Lo separa del mundo un abismo y lo une a él un puente: su obra”.
Aquellas
tres frases camufladas entre zancudos, jejenes y mosquitos amazónicos, eran la
clave. Ni su hosquedad ni mi timidez podían ser obstáculo, porque con Marco
Tulio éramos amigos ya antes de conocernos. Ni él ni yo lo sabíamos, pero aquel
almuerzo en Neiva no era el comienzo sino la continuación de algo.
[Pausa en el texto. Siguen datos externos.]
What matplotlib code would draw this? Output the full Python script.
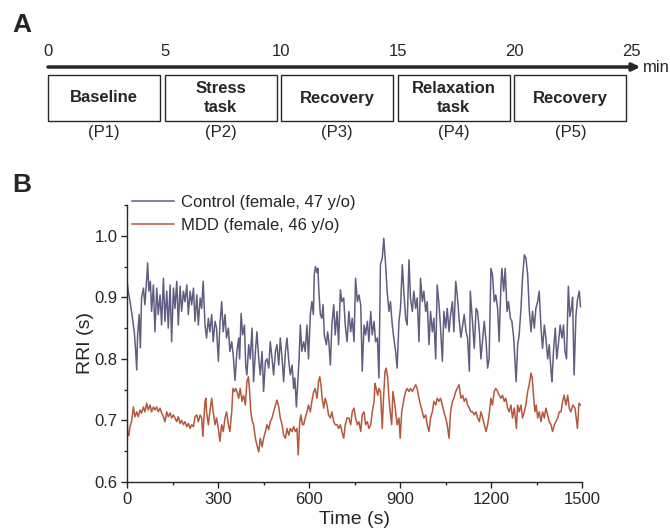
import matplotlib
matplotlib.use('Agg')
import matplotlib.pyplot as plt
from matplotlib.patches import Rectangle
from matplotlib.ticker import MultipleLocator, FormatStrFormatter

plt.rcParams['font.family'] = ['Liberation Sans', 'DejaVu Sans']

# ---- panel A: protocol timeline ----
minute_ticks = [0, 5, 10, 15, 20, 25]
phase_starts = [0, 5, 10, 15, 20]
phase_labels = ['Baseline', 'Stress\ntask', 'Recovery', 'Relaxation\ntask', 'Recovery']
phase_ids = ['(P1)', '(P2)', '(P3)', '(P4)', '(P5)']

# ---- panel B: RRI traces ----
ctrl_t = [0, 4, 10, 15, 21, 24, 28, 32, 35, 40,
          44, 48, 54, 59, 65, 68, 72, 77, 81, 87,
          92, 98, 103, 109, 114, 120, 125, 131, 136, 142,
          147, 153, 158, 164, 169, 175, 180, 186, 191, 197,
          202, 208, 213, 219, 224, 230, 235, 241, 246, 251,
          257, 262, 268, 273, 279, 284, 290, 295, 301, 306,
          312, 317, 323, 328, 334, 339, 345, 350, 356, 362,
          368, 371, 376, 381, 387, 391, 395, 401, 406, 412,
          417, 423, 428, 434, 439, 445, 450, 456, 461, 467,
          472, 478, 483, 489, 494, 500, 505, 511, 516, 522,
          527, 533, 538, 544, 549, 553, 558, 562, 567, 571,
          576, 582, 587, 593, 598, 604, 609, 614, 617, 621,
          626, 629, 632, 637, 642, 646, 650, 657, 661, 665,
          670, 675, 681, 686, 692, 697, 703, 708, 714, 719,
          725, 731, 737, 742, 748, 753, 759, 764, 770, 775,
          781, 786, 792, 797, 803, 808, 814, 819, 825, 830,
          835, 841, 846, 852, 857, 863, 868, 874, 879, 885,
          890, 896, 901, 907, 912, 918, 923, 929, 934, 940,
          945, 951, 956, 962, 967, 973, 978, 984, 989, 995,
          1000, 1006, 1011, 1017, 1022, 1028, 1033, 1039, 1044, 1050,
          1055, 1061, 1066, 1072, 1077, 1083, 1088, 1094, 1100, 1106,
          1111, 1117, 1122, 1128, 1131, 1139, 1144, 1150, 1155, 1161,
          1166, 1172, 1177, 1183, 1188, 1193, 1199, 1204, 1210, 1215,
          1221, 1226, 1232, 1235, 1241, 1246, 1252, 1257, 1263, 1268,
          1274, 1279, 1282, 1287, 1292, 1298, 1303, 1309, 1314, 1320,
          1325, 1331, 1336, 1342, 1347, 1353, 1358, 1364, 1369, 1375,
          1380, 1386, 1391, 1397, 1400, 1405, 1411, 1416, 1422, 1427,
          1433, 1438, 1443, 1448, 1454, 1459, 1465, 1468, 1473, 1479,
          1484, 1490, 1494]
ctrl_rri = [.928, .910, .893, .877, .855, .844, .817, .782, .839, .872,
            .818, .899, .915, .888, .931, .956, .910, .926, .877, .920,
            .844, .915, .872, .904, .855, .931, .861, .910, .850, .920,
            .828, .915, .882, .926, .855, .918, .877, .910, .893, .920,
            .872, .910, .888, .915, .861, .904, .855, .899, .882, .926,
            .855, .834, .866, .844, .872, .828, .861, .850, .796, .855,
            .893, .844, .872, .834, .850, .812, .828, .806, .765, .812,
            .834, .800, .874, .839, .855, .790, .774, .823, .800, .850,
            .763, .812, .844, .800, .774, .812, .747, .796, .800, .785,
            .828, .800, .774, .812, .823, .790, .834, .800, .763, .812,
            .834, .796, .774, .790, .752, .769, .722, .758, .800, .855,
            .812, .828, .812, .855, .800, .872, .893, .872, .937, .950,
            .940, .947, .910, .872, .866, .888, .839, .823, .844, .828,
            .790, .855, .888, .839, .877, .823, .912, .893, .899, .855,
            .828, .877, .844, .866, .828, .931, .893, .904, .888, .780,
            .855, .839, .861, .828, .877, .839, .861, .828, .834, .769,
            .953, .964, .996, .953, .910, .877, .893, .855, .834, .812,
            .785, .861, .882, .953, .910, .866, .855, .961, .899, .877,
            .910, .882, .899, .828, .931, .893, .910, .877, .893, .823,
            .877, .844, .866, .800, .920, .888, .850, .796, .877, .850,
            .882, .844, .872, .893, .844, .926, .904, .866, .835, .855,
            .872, .844, .834, .780, .910, .855, .817, .882, .877, .844,
            .800, .834, .861, .828, .785, .800, .947, .937, .893, .904,
            .882, .828, .920, .947, .910, .947, .877, .893, .866, .861,
            .834, .790, .763, .823, .839, .882, .931, .969, .964, .937,
            .882, .844, .877, .850, .882, .893, .910, .850, .817, .855,
            .834, .800, .823, .780, .763, .812, .850, .800, .828, .855,
            .834, .855, .812, .800, .918, .869, .885, .900, .774, .870,
            .896, .910, .885]

mdd_t = [0, 2, 6, 10, 15, 21, 26, 32, 37, 43,
         48, 54, 59, 65, 70, 76, 81, 87, 92, 98,
         103, 109, 114, 120, 125, 131, 136, 142, 147, 153,
         158, 164, 169, 175, 180, 186, 191, 197, 202, 208,
         213, 219, 224, 230, 235, 241, 246, 250, 253, 257,
         260, 262, 268, 273, 279, 284, 290, 295, 301, 306,
         312, 317, 323, 328, 334, 339, 345, 349, 354, 358,
         362, 368, 373, 379, 384, 390, 395, 400, 404, 408,
         413, 417, 423, 428, 434, 439, 445, 450, 456, 461,
         467, 472, 478, 483, 489, 494, 500, 505, 511, 516,
         522, 527, 533, 538, 544, 549, 555, 560, 564, 569,
         573, 578, 582, 587, 593, 598, 604, 609, 615, 620,
         626, 631, 635, 639, 643, 648, 653, 659, 664, 670,
         675, 681, 686, 692, 697, 703, 708, 714, 719, 725,
         731, 737, 742, 748, 753, 759, 764, 770, 775, 781,
         786, 792, 797, 803, 808, 814, 817, 821, 826, 830,
         835, 841, 845, 850, 854, 859, 863, 867, 872, 876,
         881, 885, 890, 896, 900, 905, 909, 913, 918, 923,
         929, 934, 940, 945, 951, 956, 962, 967, 973, 978,
         984, 989, 995, 1000, 1006, 1011, 1017, 1022, 1028, 1033,
         1039, 1044, 1050, 1055, 1061, 1066, 1072, 1077, 1083, 1088,
         1094, 1100, 1106, 1111, 1117, 1122, 1128, 1133, 1139, 1144,
         1150, 1155, 1161, 1166, 1172, 1177, 1183, 1188, 1193, 1199,
         1204, 1210, 1215, 1221, 1226, 1232, 1237, 1243, 1248, 1254,
         1259, 1265, 1270, 1276, 1283, 1287, 1292, 1298, 1303, 1309,
         1314, 1320, 1325, 1331, 1335, 1340, 1344, 1348, 1353, 1358,
         1364, 1369, 1375, 1380, 1386, 1391, 1397, 1402, 1408, 1413,
         1419, 1424, 1430, 1435, 1440, 1446, 1452, 1457, 1462, 1469,
         1476, 1484, 1489, 1494]
mdd_rri = [.718, .680, .675, .690, .698, .722, .706, .714, .706, .717,
           .712, .722, .714, .728, .717, .725, .714, .722, .717, .722,
           .714, .720, .712, .706, .698, .714, .706, .712, .704, .709,
           .704, .698, .706, .695, .700, .693, .698, .690, .695, .687,
           .693, .690, .706, .709, .698, .709, .704, .674, .700, .731,
           .736, .714, .693, .714, .736, .714, .693, .704, .687, .666,
           .693, .682, .704, .714, .693, .682, .714, .752, .747, .752,
           .747, .736, .752, .731, .741, .725, .763, .771, .747, .714,
           .698, .693, .671, .660, .649, .671, .657, .671, .682, .693,
           .685, .698, .704, .714, .725, .733, .722, .704, .693, .676,
           .671, .687, .676, .687, .682, .690, .682, .687, .644, .698,
           .709, .693, .693, .704, .714, .725, .714, .731, .747, .752,
           .736, .763, .771, .758, .736, .720, .736, .725, .709, .704,
           .714, .698, .693, .693, .687, .693, .682, .671, .693, .704,
           .704, .693, .714, .720, .704, .693, .698, .682, .709, .714,
           .693, .698, .687, .693, .714, .731, .760, .752, .741, .752,
           .747, .687, .736, .779, .785, .769, .736, .714, .693, .747,
           .731, .714, .693, .704, .671, .714, .725, .736, .747, .752,
           .747, .752, .747, .752, .758, .752, .736, .725, .714, .704,
           .709, .693, .682, .704, .714, .731, .725, .736, .731, .736,
           .725, .714, .704, .693, .671, .714, .731, .736, .747, .752,
           .758, .736, .741, .731, .736, .725, .720, .714, .714, .709,
           .714, .704, .698, .714, .704, .693, .682, .693, .709, .736,
           .725, .747, .752, .747, .741, .736, .741, .731, .736, .720,
           .714, .725, .704, .720, .687, .725, .714, .725, .704, .714,
           .725, .747, .758, .777, .769, .736, .714, .725, .704, .714,
           .698, .714, .704, .720, .709, .698, .693, .682, .693, .698,
           .704, .714, .714, .731, .741, .725, .741, .720, .714, .725,
           .720, .687, .728, .725]

series_names = ['Control (female, 47 y/o)', 'MDD (female, 46 y/o)']

TXT = '#262626'
CTRL_COLOR = '#5f5e80'
MDD_COLOR = '#b5583d'

fig = plt.figure(figsize=(6.7, 5.31), dpi=100)

# panel A, y axis in pixel-like units so the layout is easy to place
axA = fig.add_axes([48 / 670, 1 - 160 / 531, 583 / 670, 160 / 531])
axA.set_xlim(0, 25)
axA.set_ylim(160, 0)
axA.axis('off')

for m in minute_ticks:
    axA.text(m, 51, str(m), ha='center', va='center', fontsize=12, color=TXT)
axA.annotate('', xy=(25.4, 67), xytext=(0, 67), annotation_clip=False,
             arrowprops=dict(arrowstyle='-|>,head_length=0.45,head_width=0.22',
                             lw=2.5, color=TXT, shrinkA=0, shrinkB=0))
axA.text(25.5, 67, 'min', ha='left', va='center', fontsize=12, color=TXT)

for start, lab, pid in zip(phase_starts, phase_labels, phase_ids):
    axA.add_patch(Rectangle((start, 75), 4.8, 46, fill=False, lw=1.0,
                            ec=TXT, clip_on=False))
    axA.text(start + 2.4, 98, lab, ha='center', va='center', fontsize=12,
             fontweight='bold', color=TXT, linespacing=1.4)
    axA.text(start + 2.4, 132, pid, ha='center', va='center', fontsize=12,
             color=TXT)

fig.text(22 / 670, 1 - 25 / 531, 'A', ha='center', va='center',
         fontsize=19, fontweight='bold', color=TXT)
fig.text(22 / 670, 1 - 185 / 531, 'B', ha='center', va='center',
         fontsize=19, fontweight='bold', color=TXT)

# panel B
ax = fig.add_axes([127 / 670, 1 - 482 / 531, 455.3 / 670, 277 / 531])
ax.plot(ctrl_t, ctrl_rri, color=CTRL_COLOR, lw=1.1, label=series_names[0])
ax.plot(mdd_t, mdd_rri, color=MDD_COLOR, lw=1.1, label=series_names[1])

ax.set_xlim(0, 1500)
ax.set_ylim(0.6, 1.05)
ax.xaxis.set_major_locator(MultipleLocator(300))
ax.xaxis.set_minor_locator(MultipleLocator(150))
ax.yaxis.set_major_locator(MultipleLocator(0.1))
ax.yaxis.set_minor_locator(MultipleLocator(0.05))
ax.yaxis.set_major_formatter(FormatStrFormatter('%.1f'))

for side in ['top', 'right']:
    ax.spines[side].set_visible(False)
for side in ['left', 'bottom']:
    ax.spines[side].set_color(TXT)
    ax.spines[side].set_linewidth(1.0)
ax.tick_params(which='major', direction='out', length=4, width=1,
               color=TXT, labelcolor=TXT, labelsize=12, pad=3)
ax.tick_params(which='minor', direction='out', length=2.5, width=1, color=TXT)

ax.set_xlabel('Time (s)', fontsize=14, color=TXT, labelpad=3)
ax.set_ylabel('RRI (s)', fontsize=14, color=TXT, labelpad=0)

ax.legend(loc='upper left', bbox_to_anchor=(0.012, 1.035), frameon=False,
          fontsize=12, handlelength=2.5, handletextpad=0.4,
          labelspacing=0.45, borderpad=0, borderaxespad=0,
          labelcolor=TXT)

fig.savefig('out.png', dpi=100)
Nuestras
obras —ínfima y anónima la mía, voluminosa y reconocida la suya— ya dialogaban
a nuestras espaldas desde hacía largo tiempo, habían estrechado lazos sin
requerir de nosotros.
Poco
después, Aguilera auguró que yo estaba
llamado a ser “uno de los grandes autores latinoamericanos”. ¿Cómo responder a
semejante halago? Con trabajo, supongo. Aunque la verdad es que no creo estar a
la altura de tus premoniciones, Marco Tulio. De todos
modos, conservo no solo tu aliento y confianza, sino también tu amistad. La
amistad de un tipo malhumorado y
antisocial que no precisa ser simpático ni condescendiente con nadie, porque él
habita el mundo de sus libros, y son ellos quienes hablan por él y tienden
lazos invisibles y secretos con el universo que lo rodea.
En tanto,
nosotros volveremos a encontrarnos dónde y cuándo nuestros libros lo dispongan.
En Neiva, Xalapa, Buenos Aires, o tal vez en lo hondo del Amazonas, a la vera
de algún afluente del Amacayacu, con la esperanza de una tikuna de piel oro
oscuro esperándonos a la vuelta de cualquier página.